Honey that Helps People and Orangutans

A community finds a way to build business and preserve habitat for critically endangered wildlife

Bornean orangutan

In Indonesia’s Danau Sentarum National Park on the lush island of Borneo, critically endangered orangutans share the peat swamp forests with local human residents. But the orangutan populations have dropped by over 50 percent during the past 60 years, in part from poaching, and also because of habitat destruction from illegal and unsustainable forestry.

To address these challenges WWF works with communities to ensure sustainable alternative livelihoods for those who depend on the forests for survival. The result brings a much-needed reprieve for the orangutans.

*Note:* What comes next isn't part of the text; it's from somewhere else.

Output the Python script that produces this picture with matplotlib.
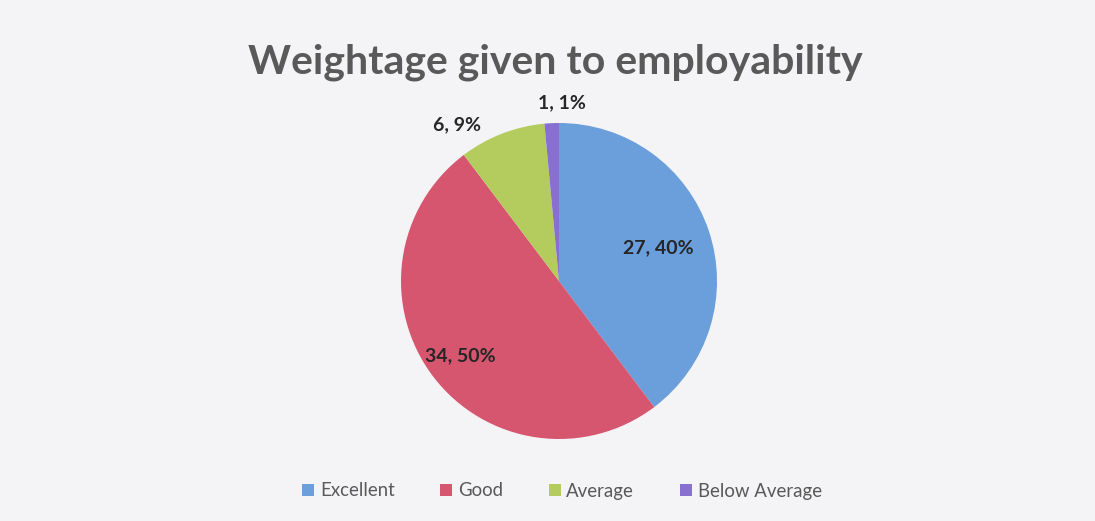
import numpy as np
import matplotlib.pyplot as plt

# data
categories = ["Excellent", "Good", "Average", "Below Average"]
counts = [27, 34, 6, 1]
percents = [40, 50, 9, 1]

colors = ["#6a9fdc", "#d6566f", "#b4cb5e", "#8770cf"]
label_dist = [0.66, 0.78, 1.18, 1.13]
label_shift = [0, 0, 12, -3.5]  # degrees, for the outside labels

plt.rcParams['font.family'] = ['Lato', 'DejaVu Sans']

fig = plt.figure(figsize=(10.95, 5.21), dpi=100)
fig.patch.set_facecolor("#f4f4f6")

# pie axes: centre ~ (559, 281) px, radius ~158 px
cx, cy, r = 559, 281, 158
W, H = 1095, 521
ax = fig.add_axes([(cx - r) / W, (H - cy - r) / H, 2 * r / W, 2 * r / H])
wedges, _ = ax.pie(counts, colors=colors, startangle=90, counterclock=False,
                   radius=1.0, wedgeprops=dict(edgecolor="none"))
ax.set_xlim(-1, 1)
ax.set_ylim(-1, 1)
ax.set_aspect("equal")
ax.axis("off")

for w, c, p, d, s in zip(wedges, counts, percents, label_dist, label_shift):
    ang = np.deg2rad((w.theta1 + w.theta2) / 2 + s)
    ax.text(d * np.cos(ang), d * np.sin(ang), f"{c}, {p}%", ha="center", va="center",
            fontsize=14, fontweight="bold", color="#262626")

fig.text(555 / W, 1 - 62 / H, "Weightage given to employability", ha="center", va="center",
         fontsize=29.5, fontweight="bold", color="#595959")

fig.legend(wedges, categories, loc="center", bbox_to_anchor=(562 / W, 1 - 491 / H), ncol=4,
           frameon=False, fontsize=13.4, handlelength=0.65, handleheight=0.65, handletextpad=0.3,
           columnspacing=2.45, labelcolor="#595959")

fig.savefig("out.png", dpi=100, facecolor=fig.get_facecolor())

“Collecting honey is part of our cultural heritage. It’s a tradition. With WWF’s help, we have made this activity more profitable and more sustainable.”

Ronnie Mulyadi
31-year-old father of two and member of the Buku Tamu honey producers’ association.

Borneo’s Liquid Gold

With WWF’s assistance, a program based on the collection and marketing of honey—an important part of local cultural heritage—was launched. Local honey producers in Danau Sentarum formed a honey collection business association and revised their practices to increase sustainability. Where they previously would have taken the whole hive to get the honey, they now follow rules that leave the core of the hive intact so the bees will be more productive.

Community members also recognize that these responsible collection practices protect the orangutans’ habitat. Where producers once faced competition from orangutans for the bees’ sweet treat, the association has now started placing man-made hives in wet areas, because orangutans don’t like to swim. This is a practical solution, as lakes, rivers, and seasonally flooded forests dominate the park, which is home to the last vast area of freshwater swamp forest remaining in Indonesian Borneo.

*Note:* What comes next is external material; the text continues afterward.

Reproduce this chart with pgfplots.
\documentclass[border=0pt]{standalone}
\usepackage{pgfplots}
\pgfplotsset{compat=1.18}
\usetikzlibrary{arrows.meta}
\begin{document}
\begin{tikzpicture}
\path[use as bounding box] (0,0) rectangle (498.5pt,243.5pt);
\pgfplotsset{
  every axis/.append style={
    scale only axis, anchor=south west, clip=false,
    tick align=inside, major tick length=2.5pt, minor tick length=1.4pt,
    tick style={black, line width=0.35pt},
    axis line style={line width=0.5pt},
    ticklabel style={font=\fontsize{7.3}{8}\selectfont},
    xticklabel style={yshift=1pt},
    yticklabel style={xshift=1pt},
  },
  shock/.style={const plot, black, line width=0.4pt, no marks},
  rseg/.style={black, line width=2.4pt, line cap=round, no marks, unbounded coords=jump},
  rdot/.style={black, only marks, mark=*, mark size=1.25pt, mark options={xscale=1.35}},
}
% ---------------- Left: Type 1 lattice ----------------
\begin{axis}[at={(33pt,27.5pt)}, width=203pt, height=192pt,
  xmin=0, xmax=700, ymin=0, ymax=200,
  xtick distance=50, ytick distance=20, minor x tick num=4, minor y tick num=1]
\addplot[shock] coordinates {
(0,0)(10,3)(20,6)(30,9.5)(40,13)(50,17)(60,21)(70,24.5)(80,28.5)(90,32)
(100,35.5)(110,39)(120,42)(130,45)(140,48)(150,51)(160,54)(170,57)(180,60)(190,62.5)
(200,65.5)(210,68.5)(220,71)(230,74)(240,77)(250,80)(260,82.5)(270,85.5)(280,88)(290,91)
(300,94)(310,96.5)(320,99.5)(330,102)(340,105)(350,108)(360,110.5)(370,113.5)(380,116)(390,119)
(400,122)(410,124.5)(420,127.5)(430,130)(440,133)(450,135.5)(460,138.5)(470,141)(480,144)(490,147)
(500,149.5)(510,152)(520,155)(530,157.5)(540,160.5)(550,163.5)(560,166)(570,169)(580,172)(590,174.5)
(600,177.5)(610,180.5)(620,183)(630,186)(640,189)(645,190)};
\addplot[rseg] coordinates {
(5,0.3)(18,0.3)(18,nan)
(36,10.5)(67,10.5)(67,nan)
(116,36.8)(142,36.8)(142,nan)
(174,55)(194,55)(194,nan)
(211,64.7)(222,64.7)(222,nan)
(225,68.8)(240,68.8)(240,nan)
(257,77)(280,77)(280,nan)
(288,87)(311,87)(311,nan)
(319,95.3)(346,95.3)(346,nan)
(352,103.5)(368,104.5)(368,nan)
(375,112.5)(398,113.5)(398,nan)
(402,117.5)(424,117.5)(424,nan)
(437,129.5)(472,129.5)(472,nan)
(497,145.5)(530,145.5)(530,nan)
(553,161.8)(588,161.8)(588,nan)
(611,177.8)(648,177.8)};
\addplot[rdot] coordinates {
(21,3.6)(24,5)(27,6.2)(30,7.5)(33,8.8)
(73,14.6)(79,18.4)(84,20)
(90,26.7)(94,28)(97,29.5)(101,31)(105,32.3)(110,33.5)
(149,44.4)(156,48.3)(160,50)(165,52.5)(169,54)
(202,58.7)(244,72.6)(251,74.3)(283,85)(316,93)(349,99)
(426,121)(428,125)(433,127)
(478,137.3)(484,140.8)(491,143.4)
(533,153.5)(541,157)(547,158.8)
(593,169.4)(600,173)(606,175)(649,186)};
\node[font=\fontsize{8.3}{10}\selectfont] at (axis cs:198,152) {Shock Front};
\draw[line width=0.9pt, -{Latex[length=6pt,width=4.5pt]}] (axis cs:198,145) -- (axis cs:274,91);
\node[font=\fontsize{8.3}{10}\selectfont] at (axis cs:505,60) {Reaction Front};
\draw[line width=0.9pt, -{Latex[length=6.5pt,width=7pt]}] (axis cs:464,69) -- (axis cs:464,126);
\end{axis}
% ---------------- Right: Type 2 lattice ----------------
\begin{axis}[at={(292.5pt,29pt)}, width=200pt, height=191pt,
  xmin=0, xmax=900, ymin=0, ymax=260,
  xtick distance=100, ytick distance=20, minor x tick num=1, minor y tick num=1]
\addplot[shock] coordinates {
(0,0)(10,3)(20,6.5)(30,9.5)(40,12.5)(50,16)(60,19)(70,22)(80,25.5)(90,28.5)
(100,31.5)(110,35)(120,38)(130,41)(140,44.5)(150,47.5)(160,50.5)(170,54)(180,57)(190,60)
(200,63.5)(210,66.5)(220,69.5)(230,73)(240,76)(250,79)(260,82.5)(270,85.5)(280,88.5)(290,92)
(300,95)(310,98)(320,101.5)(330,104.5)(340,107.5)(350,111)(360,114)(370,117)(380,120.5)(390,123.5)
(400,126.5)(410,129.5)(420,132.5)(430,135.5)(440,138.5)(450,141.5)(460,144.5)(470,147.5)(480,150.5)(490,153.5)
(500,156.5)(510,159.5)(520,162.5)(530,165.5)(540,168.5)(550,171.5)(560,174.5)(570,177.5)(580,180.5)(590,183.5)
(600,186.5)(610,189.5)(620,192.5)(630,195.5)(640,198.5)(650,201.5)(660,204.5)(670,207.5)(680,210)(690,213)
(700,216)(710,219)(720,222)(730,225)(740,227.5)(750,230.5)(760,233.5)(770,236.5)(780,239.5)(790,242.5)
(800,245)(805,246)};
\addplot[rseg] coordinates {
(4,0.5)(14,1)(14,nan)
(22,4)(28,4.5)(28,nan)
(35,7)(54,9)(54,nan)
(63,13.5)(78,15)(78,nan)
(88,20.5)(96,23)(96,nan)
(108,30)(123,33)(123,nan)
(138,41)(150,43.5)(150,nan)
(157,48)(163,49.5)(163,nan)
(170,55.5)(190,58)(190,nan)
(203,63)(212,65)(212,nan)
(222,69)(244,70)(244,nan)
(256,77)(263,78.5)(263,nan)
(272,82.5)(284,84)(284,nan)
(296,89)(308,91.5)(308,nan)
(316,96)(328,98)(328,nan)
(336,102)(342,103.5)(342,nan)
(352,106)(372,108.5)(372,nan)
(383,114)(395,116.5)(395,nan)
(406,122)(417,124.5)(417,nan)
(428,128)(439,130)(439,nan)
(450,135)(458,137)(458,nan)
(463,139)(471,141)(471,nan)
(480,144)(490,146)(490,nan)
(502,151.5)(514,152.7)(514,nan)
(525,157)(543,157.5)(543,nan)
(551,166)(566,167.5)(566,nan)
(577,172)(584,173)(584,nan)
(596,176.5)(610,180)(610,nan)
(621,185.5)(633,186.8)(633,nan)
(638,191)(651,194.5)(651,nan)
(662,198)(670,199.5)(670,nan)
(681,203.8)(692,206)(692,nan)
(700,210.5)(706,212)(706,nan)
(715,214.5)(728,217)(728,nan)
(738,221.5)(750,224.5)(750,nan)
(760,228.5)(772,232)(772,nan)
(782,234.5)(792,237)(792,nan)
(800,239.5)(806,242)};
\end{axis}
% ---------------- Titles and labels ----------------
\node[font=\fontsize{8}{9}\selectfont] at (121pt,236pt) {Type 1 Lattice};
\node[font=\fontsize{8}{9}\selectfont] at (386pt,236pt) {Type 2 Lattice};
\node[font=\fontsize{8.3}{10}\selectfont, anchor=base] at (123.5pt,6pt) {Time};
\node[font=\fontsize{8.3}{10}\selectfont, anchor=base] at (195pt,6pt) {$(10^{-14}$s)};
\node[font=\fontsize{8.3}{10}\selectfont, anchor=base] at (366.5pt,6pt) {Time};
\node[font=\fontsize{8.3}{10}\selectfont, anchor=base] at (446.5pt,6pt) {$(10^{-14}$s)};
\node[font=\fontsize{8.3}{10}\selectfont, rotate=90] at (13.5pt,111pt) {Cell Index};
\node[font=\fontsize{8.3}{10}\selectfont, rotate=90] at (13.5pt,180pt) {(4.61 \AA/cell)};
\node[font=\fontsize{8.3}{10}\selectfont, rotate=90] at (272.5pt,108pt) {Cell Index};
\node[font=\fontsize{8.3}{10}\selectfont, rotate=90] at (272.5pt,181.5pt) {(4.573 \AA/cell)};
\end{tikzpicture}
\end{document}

“We want orangutans in the forest because they disperse the seeds for fruit trees,” said Mulyadi. “If they are there, we know the forest is in good condition, and bees need a forest in good condition.”

As well as benefiting bees and the livelihoods of local communities, more than 185 fish species that spawn among the tree roots and other aquatic plants thrive from this program. “The healthier condition of the forest has actually increased the fish population in the last three years, and that’s our main source of income,” said Mulyadi. “Last year we could really see the economic benefits because honey production protected the forest.”

WWF continues to support this program, to protect the forest and its inhabitants, and ensure these resources remain abundant in the future.